- _Task directions_
Provide the number of lines containing the word "that", and nothing else.

- _Information supplied_
##########

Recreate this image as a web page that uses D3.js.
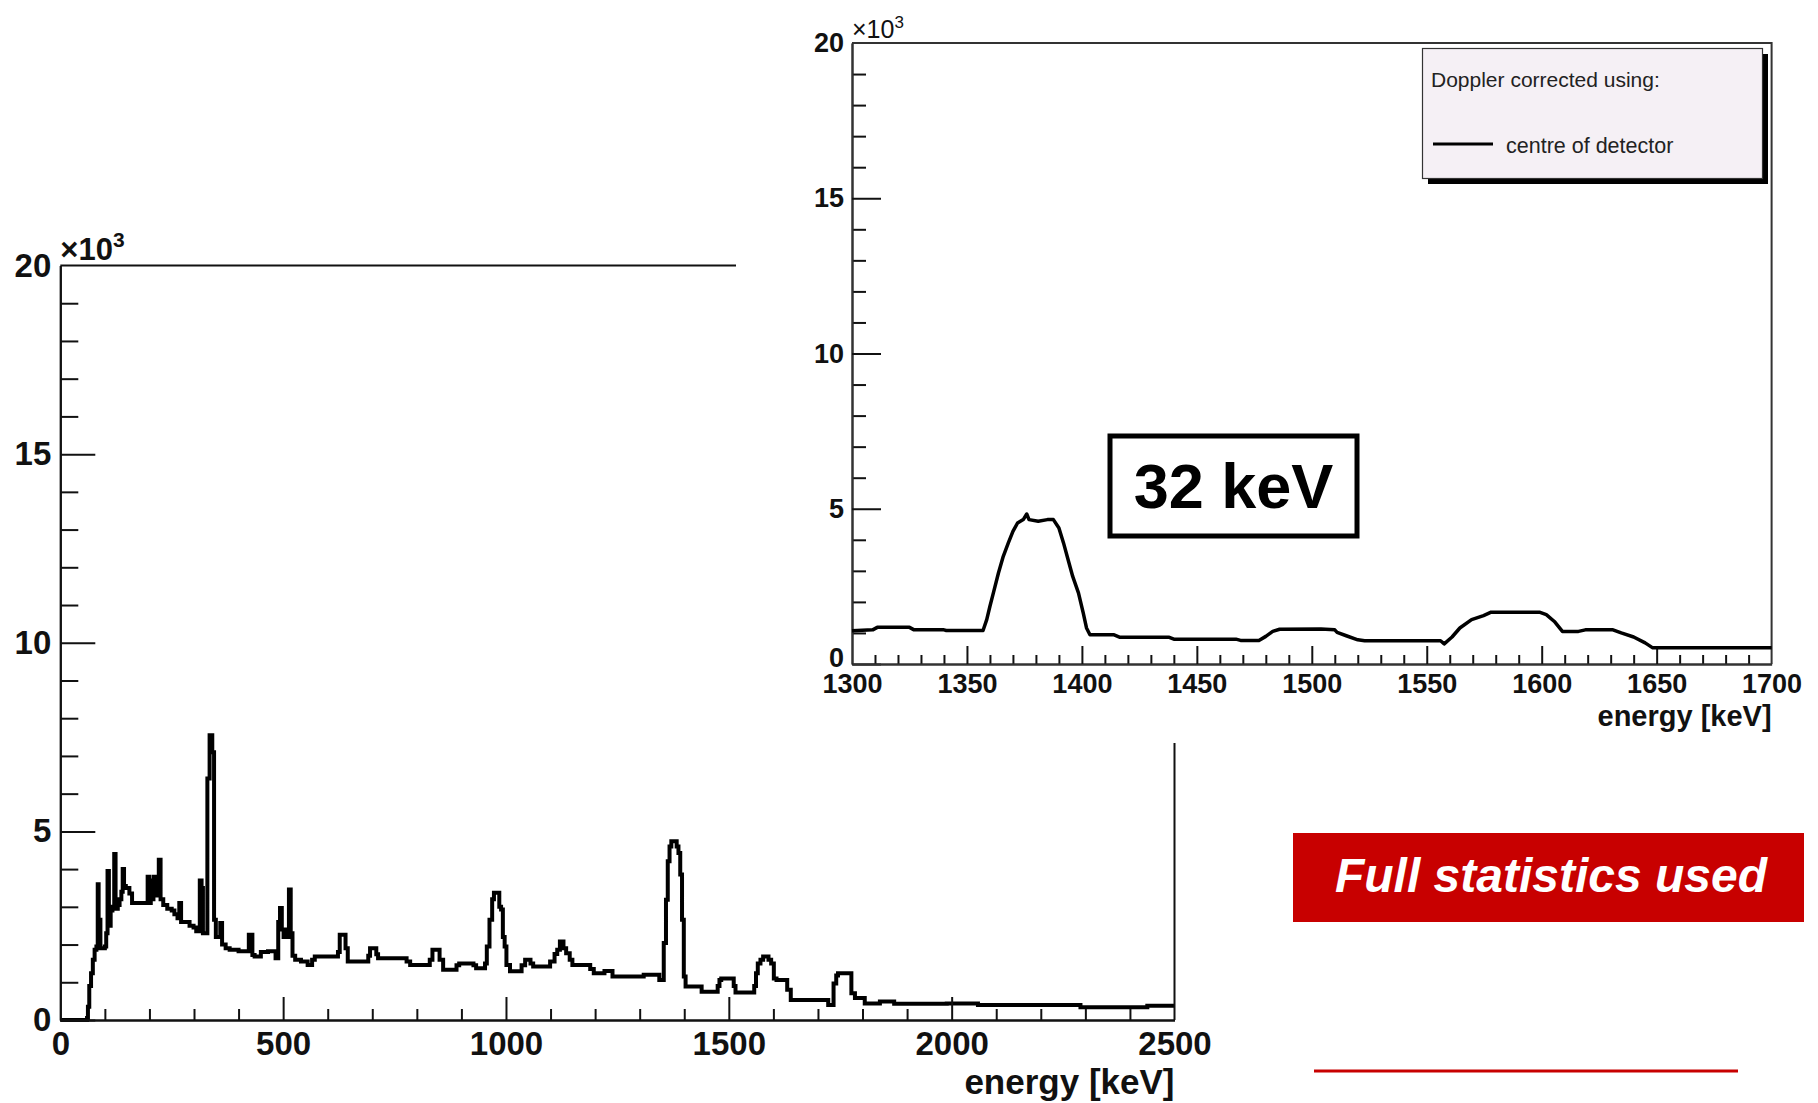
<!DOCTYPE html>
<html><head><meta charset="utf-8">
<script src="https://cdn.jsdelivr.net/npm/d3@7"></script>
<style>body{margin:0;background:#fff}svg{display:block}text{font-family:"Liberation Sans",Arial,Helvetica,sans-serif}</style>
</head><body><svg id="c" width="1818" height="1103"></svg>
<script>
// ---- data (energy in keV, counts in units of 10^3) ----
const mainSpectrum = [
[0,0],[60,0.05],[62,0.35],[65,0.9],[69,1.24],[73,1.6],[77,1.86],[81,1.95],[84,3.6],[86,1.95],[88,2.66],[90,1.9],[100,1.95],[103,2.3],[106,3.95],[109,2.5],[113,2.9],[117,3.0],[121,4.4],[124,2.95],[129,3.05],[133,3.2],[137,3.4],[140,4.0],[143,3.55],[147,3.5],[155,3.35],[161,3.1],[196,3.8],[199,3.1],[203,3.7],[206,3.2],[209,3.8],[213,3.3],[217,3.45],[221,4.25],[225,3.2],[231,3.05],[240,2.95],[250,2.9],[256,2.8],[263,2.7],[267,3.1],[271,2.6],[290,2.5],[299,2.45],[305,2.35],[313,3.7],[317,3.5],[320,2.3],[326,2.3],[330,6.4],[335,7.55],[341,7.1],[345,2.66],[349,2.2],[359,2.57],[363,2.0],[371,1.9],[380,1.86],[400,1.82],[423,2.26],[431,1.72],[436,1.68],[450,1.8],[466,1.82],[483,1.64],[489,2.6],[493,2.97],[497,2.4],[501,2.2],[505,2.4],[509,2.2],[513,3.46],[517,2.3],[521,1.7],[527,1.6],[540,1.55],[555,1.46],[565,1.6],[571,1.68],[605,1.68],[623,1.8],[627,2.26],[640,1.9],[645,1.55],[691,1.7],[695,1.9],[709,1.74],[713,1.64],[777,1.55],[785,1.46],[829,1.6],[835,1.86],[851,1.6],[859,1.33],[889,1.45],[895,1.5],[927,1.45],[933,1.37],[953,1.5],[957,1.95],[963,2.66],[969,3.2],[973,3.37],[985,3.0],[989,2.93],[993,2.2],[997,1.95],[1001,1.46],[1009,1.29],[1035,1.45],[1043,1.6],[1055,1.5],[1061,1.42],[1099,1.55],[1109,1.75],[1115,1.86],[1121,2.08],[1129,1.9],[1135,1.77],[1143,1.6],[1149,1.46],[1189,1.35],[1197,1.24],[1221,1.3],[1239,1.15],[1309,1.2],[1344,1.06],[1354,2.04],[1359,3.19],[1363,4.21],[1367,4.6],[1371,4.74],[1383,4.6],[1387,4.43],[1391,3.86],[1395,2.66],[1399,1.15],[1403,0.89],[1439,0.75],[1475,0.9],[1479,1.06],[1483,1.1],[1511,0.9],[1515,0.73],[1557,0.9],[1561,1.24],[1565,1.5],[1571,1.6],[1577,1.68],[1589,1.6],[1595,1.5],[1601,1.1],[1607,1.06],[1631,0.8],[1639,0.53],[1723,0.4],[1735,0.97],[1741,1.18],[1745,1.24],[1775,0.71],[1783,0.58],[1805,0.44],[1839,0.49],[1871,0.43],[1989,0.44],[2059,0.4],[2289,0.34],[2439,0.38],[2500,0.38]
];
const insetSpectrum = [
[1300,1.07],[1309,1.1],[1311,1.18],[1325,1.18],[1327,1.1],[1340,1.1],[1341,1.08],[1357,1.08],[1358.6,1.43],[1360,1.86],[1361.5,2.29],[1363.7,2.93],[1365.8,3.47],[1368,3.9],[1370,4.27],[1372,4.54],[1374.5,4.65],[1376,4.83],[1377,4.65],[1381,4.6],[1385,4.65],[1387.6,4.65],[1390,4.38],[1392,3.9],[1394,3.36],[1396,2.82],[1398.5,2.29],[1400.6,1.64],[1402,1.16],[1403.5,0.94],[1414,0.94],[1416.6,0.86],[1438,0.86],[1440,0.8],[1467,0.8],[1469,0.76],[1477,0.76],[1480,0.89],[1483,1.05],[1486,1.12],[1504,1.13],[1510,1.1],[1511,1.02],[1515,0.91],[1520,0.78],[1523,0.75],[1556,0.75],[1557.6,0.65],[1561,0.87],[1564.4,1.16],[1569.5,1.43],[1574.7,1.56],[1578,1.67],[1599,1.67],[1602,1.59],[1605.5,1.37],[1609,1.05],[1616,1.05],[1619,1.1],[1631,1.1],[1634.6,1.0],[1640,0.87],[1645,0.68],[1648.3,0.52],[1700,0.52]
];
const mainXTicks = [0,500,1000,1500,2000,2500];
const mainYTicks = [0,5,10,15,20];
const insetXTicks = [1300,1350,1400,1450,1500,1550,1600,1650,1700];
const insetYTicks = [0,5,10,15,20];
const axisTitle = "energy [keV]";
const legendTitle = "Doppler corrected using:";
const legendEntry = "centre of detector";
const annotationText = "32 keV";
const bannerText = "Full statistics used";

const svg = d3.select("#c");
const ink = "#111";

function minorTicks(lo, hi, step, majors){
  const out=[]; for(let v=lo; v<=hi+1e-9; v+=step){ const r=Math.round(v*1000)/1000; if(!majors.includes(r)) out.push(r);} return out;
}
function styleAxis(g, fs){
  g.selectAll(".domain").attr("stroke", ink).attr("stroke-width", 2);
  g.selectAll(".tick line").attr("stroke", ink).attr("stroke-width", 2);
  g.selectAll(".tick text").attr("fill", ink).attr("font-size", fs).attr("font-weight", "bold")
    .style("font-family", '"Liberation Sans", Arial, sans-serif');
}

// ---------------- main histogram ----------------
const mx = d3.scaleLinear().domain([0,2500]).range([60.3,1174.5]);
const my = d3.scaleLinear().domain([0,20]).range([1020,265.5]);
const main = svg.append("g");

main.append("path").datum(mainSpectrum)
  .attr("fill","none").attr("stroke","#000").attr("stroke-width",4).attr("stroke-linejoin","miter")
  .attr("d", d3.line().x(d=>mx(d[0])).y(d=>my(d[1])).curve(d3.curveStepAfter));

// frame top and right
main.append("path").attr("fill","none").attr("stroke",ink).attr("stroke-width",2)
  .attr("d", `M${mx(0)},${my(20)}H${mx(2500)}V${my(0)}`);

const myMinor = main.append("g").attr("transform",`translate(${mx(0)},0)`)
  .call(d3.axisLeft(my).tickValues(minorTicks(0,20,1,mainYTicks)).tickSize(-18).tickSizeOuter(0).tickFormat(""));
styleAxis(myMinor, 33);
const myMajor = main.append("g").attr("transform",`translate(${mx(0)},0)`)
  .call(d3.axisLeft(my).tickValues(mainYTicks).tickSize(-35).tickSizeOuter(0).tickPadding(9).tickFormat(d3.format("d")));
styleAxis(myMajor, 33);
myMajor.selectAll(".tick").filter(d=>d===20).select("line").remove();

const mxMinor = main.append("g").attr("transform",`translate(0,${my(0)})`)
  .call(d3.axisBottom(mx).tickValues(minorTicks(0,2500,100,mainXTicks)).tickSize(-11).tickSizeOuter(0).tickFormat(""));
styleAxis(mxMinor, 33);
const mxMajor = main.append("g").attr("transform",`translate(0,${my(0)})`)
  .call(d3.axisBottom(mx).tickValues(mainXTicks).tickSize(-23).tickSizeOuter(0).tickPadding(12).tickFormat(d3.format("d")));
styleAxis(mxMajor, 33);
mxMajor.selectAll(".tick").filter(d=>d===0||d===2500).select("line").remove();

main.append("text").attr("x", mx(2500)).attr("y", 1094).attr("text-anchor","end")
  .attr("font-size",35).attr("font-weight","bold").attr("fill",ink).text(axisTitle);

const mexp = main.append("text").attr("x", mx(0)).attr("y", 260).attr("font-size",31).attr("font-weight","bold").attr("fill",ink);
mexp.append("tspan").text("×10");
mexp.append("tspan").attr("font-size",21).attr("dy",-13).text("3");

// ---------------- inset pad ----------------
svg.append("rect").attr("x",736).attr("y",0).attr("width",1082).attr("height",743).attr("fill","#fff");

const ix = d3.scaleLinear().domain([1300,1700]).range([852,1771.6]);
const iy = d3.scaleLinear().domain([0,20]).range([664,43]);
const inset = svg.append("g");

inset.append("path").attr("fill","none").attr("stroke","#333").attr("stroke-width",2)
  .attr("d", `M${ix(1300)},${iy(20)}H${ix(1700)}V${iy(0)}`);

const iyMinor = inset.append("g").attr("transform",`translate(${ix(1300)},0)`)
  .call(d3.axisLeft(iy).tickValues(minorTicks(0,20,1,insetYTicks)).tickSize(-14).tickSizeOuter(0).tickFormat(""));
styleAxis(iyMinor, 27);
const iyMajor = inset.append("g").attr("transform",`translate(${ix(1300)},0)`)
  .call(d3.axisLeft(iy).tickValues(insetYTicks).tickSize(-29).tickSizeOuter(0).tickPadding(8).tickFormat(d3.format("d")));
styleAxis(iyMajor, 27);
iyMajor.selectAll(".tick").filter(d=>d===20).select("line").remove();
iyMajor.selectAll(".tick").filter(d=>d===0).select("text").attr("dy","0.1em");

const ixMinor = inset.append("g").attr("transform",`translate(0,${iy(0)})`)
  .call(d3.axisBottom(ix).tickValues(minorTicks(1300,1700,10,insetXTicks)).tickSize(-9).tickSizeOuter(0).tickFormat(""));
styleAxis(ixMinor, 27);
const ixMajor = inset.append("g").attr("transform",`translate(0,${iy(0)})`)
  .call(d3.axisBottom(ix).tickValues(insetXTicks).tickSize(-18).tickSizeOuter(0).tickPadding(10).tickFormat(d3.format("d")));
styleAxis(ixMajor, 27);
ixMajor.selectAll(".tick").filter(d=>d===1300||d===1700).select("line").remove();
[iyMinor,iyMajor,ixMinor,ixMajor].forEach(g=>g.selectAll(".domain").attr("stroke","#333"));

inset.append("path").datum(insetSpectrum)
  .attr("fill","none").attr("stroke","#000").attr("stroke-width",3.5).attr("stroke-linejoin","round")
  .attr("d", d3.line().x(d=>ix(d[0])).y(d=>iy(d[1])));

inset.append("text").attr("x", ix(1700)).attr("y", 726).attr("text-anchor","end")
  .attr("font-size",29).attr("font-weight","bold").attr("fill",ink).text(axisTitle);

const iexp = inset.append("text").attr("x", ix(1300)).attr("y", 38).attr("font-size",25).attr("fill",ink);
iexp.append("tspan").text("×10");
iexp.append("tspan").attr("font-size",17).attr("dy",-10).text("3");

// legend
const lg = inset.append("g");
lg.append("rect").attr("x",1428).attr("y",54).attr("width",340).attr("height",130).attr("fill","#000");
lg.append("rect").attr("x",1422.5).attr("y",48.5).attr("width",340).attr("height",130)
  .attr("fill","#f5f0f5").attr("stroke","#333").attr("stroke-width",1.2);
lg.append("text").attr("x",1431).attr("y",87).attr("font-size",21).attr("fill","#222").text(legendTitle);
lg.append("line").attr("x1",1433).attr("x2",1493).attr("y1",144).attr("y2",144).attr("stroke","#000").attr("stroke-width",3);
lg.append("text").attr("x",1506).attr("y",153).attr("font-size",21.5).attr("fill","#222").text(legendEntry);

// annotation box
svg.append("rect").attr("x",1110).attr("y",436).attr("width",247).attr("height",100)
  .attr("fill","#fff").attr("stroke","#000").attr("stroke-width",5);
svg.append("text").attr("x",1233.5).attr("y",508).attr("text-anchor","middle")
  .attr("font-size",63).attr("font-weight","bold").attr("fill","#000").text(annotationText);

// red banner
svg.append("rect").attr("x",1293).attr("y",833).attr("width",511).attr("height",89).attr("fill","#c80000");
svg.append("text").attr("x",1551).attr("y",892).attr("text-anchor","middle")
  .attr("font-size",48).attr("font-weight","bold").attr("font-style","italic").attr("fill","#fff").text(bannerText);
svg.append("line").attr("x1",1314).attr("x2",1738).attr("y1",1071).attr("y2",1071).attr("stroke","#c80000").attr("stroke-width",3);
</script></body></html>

##########

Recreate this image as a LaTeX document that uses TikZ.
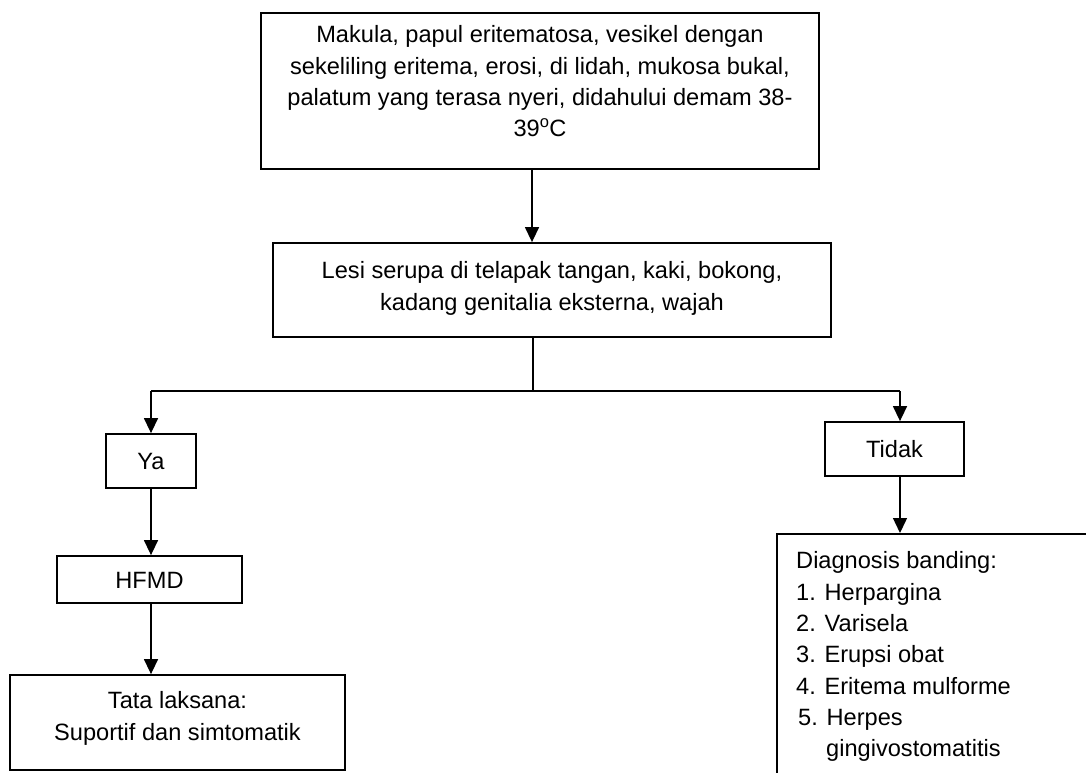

##########

- _Response to the exercise_
2